What is your favourite Chess Set and Why? Part One


Chocolate or vanilla? Pizza or beer? Doughnuts or coffee? Sometimes, choices are hard. And sometimes, you want both.

I have a few chess sets. I have chosen “both” more than once. The chess clock collection keeps growing. And the books! Ah, the chess books, two magnificent shelves of them. Plus the ones on top of the shelf.  You know, the recent acquisitions. Sure, it’s a bit untidy, but they haven’t found their homes yet.  And they deserve a good home, right?

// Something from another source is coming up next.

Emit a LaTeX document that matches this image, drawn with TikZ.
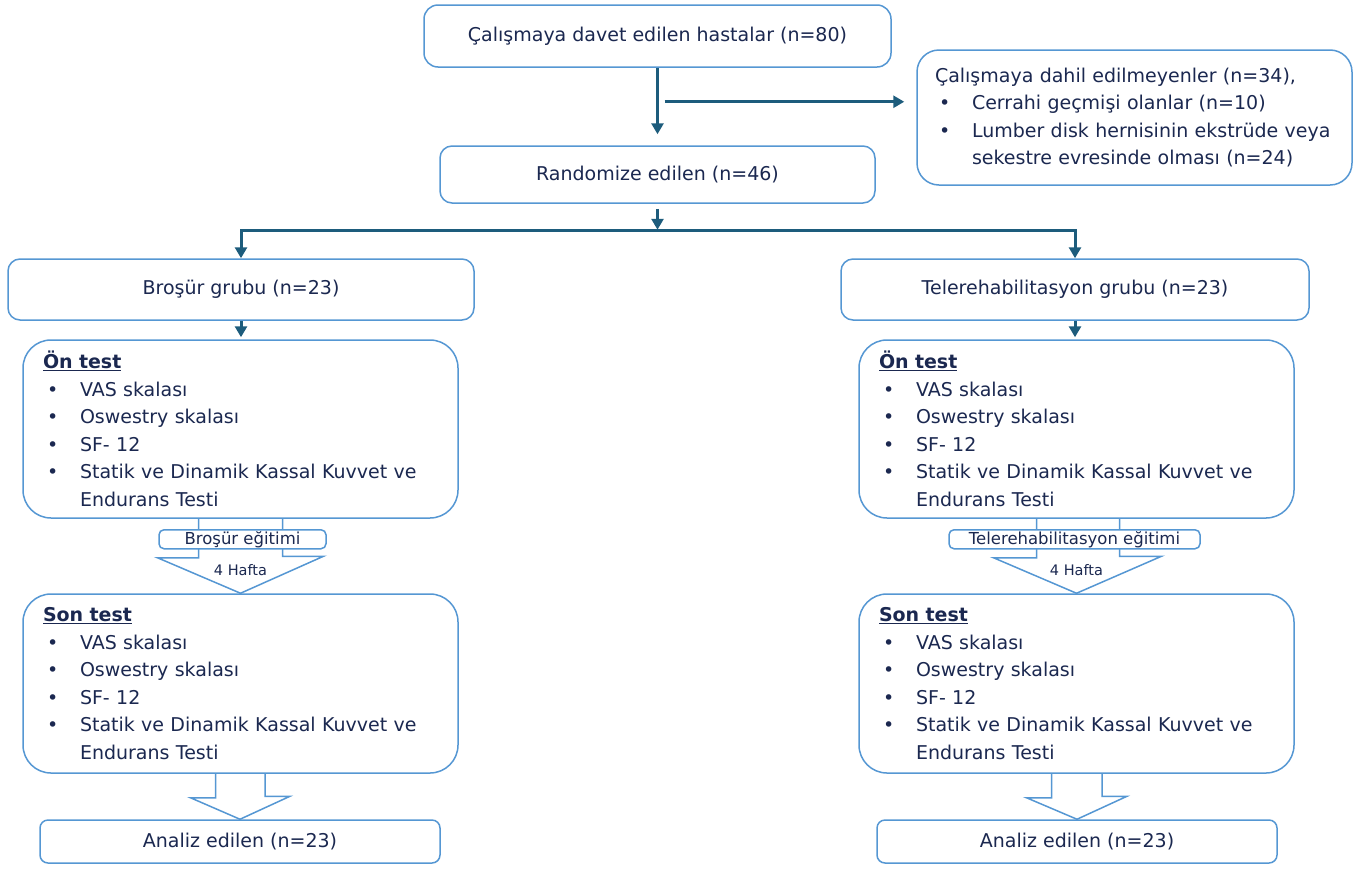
\documentclass[tikz,border=0pt]{standalone}
\usepackage{fontspec}
\setmainfont{DejaVu Sans}
\usetikzlibrary{arrows.meta,calc,backgrounds}

\definecolor{boxline}{HTML}{5597D3}
\definecolor{arrowc}{HTML}{1D5C7C}
\definecolor{txt}{HTML}{1B2850}

\tikzstyle{box} = [draw=boxline, line width=1.5pt, fill=white, text=txt, font=\fontsize{19}{27.5}\selectfont, inner sep=0pt]
\tikzstyle{listbox} = [box, align=left, text width=395pt, inner xsep=20pt, minimum width=435pt, rounded corners=28pt]
\tikzstyle{tag} = [box, rounded corners=5pt, font=\fontsize{16.5}{18}\selectfont, minimum height=19pt]
\tikzstyle{weeks} = [text=txt, font=\fontsize{14.5}{16}\selectfont, inner sep=0pt]
\tikzstyle{arr} = [draw=arrowc, line width=3pt, -{Triangle[length=11pt,width=12pt]}]
\tikzstyle{blk} = [draw=boxline, line width=1.5pt, fill=white, line join=miter]

\newcommand{\bul}[1]{\hspace*{4pt}\makebox[33pt][l]{\textbullet}#1}

\begin{document}
\begin{tikzpicture}[x=1pt, y=-1pt]
\useasboundingbox (0,0) rectangle (1367,868);

\node[box, rounded corners=14pt, minimum width=467pt, minimum height=62pt] (invited) at (657.5,36) {Çalışmaya davet edilen hastalar (n=80)};
\node[box, rounded corners=22pt, align=left, text width=399pt, inner xsep=18pt, minimum height=135pt] (excluded) at (1134.5,117.5)
    {Çalışmaya dahil edilmeyenler (n=34),\\
     \bul{Cerrahi geçmişi olanlar (n=10)}\\
     \bul{Lumber disk hernisinin ekstrüde veya}\\
     \hspace*{37pt}sekestre evresinde olması (n=24)};
\node[box, rounded corners=12pt, minimum width=435pt, minimum height=57pt] (random) at (657.5,174.5) {Randomize edilen (n=46)};

% groups
\node[box, rounded corners=12pt, minimum width=466pt, minimum height=61pt] (grpA) at (241,289.5) {Broşür grubu (n=23)};
\node[box, rounded corners=12pt, minimum width=468pt, minimum height=61pt] (grpB) at (1075,289.5) {Telerehabilitasyon grubu (n=23)};

\node[listbox, minimum height=178pt] (preA) at (240.5,429)
    {\textbf{\underline{Ön test}}\\
     \bul{VAS skalası}\\
     \bul{Oswestry skalası}\\
     \bul{SF- 12}\\
     \bul{Statik ve Dinamik Kassal Kuvvet ve}\\
     \hspace*{37pt}Endurans Testi};
\node[listbox, minimum height=178pt] (preB) at (1076.5,429)
    {\textbf{\underline{Ön test}}\\
     \bul{VAS skalası}\\
     \bul{Oswestry skalası}\\
     \bul{SF- 12}\\
     \bul{Statik ve Dinamik Kassal Kuvvet ve}\\
     \hspace*{37pt}Endurans Testi};

\node[listbox, minimum height=179pt] (postA) at (240.5,683.5)
    {\textbf{\underline{Son test}}\\
     \bul{VAS skalası}\\
     \bul{Oswestry skalası}\\
     \bul{SF- 12}\\
     \bul{Statik ve Dinamik Kassal Kuvvet ve}\\
     \hspace*{37pt}Endurans Testi};
\node[listbox, minimum height=179pt] (postB) at (1076.5,683.5)
    {\textbf{\underline{Son test}}\\
     \bul{VAS skalası}\\
     \bul{Oswestry skalası}\\
     \bul{SF- 12}\\
     \bul{Statik ve Dinamik Kassal Kuvvet ve}\\
     \hspace*{37pt}Endurans Testi};

\node[box, rounded corners=8pt, minimum width=400pt, minimum height=43pt] (anA) at (240,841.5) {Analiz edilen (n=23)};
\node[box, rounded corners=8pt, minimum width=400pt, minimum height=43pt] (anB) at (1077,841.5) {Analiz edilen (n=23)};

% block arrows
\begin{scope}[on background layer]
\draw[blk] ($(preA.south)+(-42,0)$) -- ++(0,39) -- ++(-41,0) -- (postA.north) -- ++(83,-37) -- ++(-41,0) -- ++(0,-39);
\draw[blk] ($(preB.south)+(-40,0)$) -- ++(0,39) -- ++(-43,0) -- (postB.north) -- ++(85,-37) -- ++(-42,0) -- ++(0,-39);
\draw[blk] ($(postA.south)+(-25,0)$) -- ++(0,24) -- ++(-25,0) -- (anA.north) -- ++(50,-23) -- ++(-25,0) -- ++(0,-24);
\draw[blk] ($(postB.south)+(-25,0)$) -- ++(0,24) -- ++(-25,0) -- (anB.north) -- ++(50,-23) -- ++(-25,0) -- ++(0,-24);
\end{scope}

\node[tag, minimum width=167pt] (trainA) at ($(preA.south)+(2,20.5)$) {Broşür eğitimi};
\node[tag, minimum width=251pt] (trainB) at ($(preB.south)+(-2,20.5)$) {Telerehabilitasyon eğitimi};
\node[weeks] (weekA) at ($(preA.south)+(0,51)$) {4 Hafta};
\node[weeks] (weekB) at ($(preB.south)+(0,51)$) {4 Hafta};

% connectors
\draw[arr, shorten >=11pt] (invited) -- (random);
\coordinate (brk) at ($(invited.south)+(7,34)$);
\draw[arr, shorten >=12pt] (brk) -- (brk -| excluded.west);
\coordinate (split) at ($(random.south)+(0,27)$);
\draw[arr, shorten <=5pt, shorten >=1pt] (random) -- (split);
\draw[arr] (split) -| (grpA.north);
\draw[arr] (split) -| (grpB.north);
\draw[arr, shorten >=2pt] (grpA.south) -- (grpA.south |- preA.north);
\draw[arr, shorten >=2pt] (grpB.south) -- (grpB.south |- preB.north);
\end{tikzpicture}
\end{document}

But if you asked me which was my favourite of all, I’d have to say it’s my 4 1/3-inch Lardy, which came courtesy of a certain online auction site, whilst I lived in England. (Look, I can use “whilst;” I lived there, honest!) They were never fine, never ornate, and never artful, but they have a well-worn, veteran sturdiness to them. These chess pieces have their fair share of battles; when they came to me, the black lacquer was chipping, and the four knights weren’t quite a match.  They still aren’t. The whites have yellowed and their king seems to lean over an absent cane. I scraped off the worst of the paint flakes and cleaned up the black army a bit, but my touch-up was in gloss instead of semi-gloss, and now their uniforms look even less regulation. But they have British spirit, and gumption, and a stiff upper lip (they’re wood, after all), and still plenty of the French élan they were born with. They seem say, “those knights are replacement men, filling the gaps where others fell; his Highness took a cut to the leg long ago.”  I’ve got newer sets, and I’ve got prettier sets, but none with such life.


When I get them out of their box, I think of the little slice of their life I’ve been privileged to be part of.  When I brought them to a California coffee shop, and I spent ten minutes crawling around on the floor looking for a lost pawn, my heart in my throat, thinking “they won’t be a complete set!” only to discover that another player had scooped up my wayward infantryman with his own exhausted warriors and stuffed them all into his box. When I took them down to my local club outside of London, and their grand fight across the board that night, white perpetually striving with black.  I lost, of course, but I’ll always remember my British chess friends, Joe, John, and Paul, Ralph and Krysztof, whenever I get out the Lardy men.  I will remember my local games in back rooms and classrooms, churches and pubs. No other set makes me feel so much a part of something else, something larger, this love of chess we all share. Where have these soldiers served before, and what stories would they tell me, if only they could? What adventures will they share with me and my children? Where will they go next?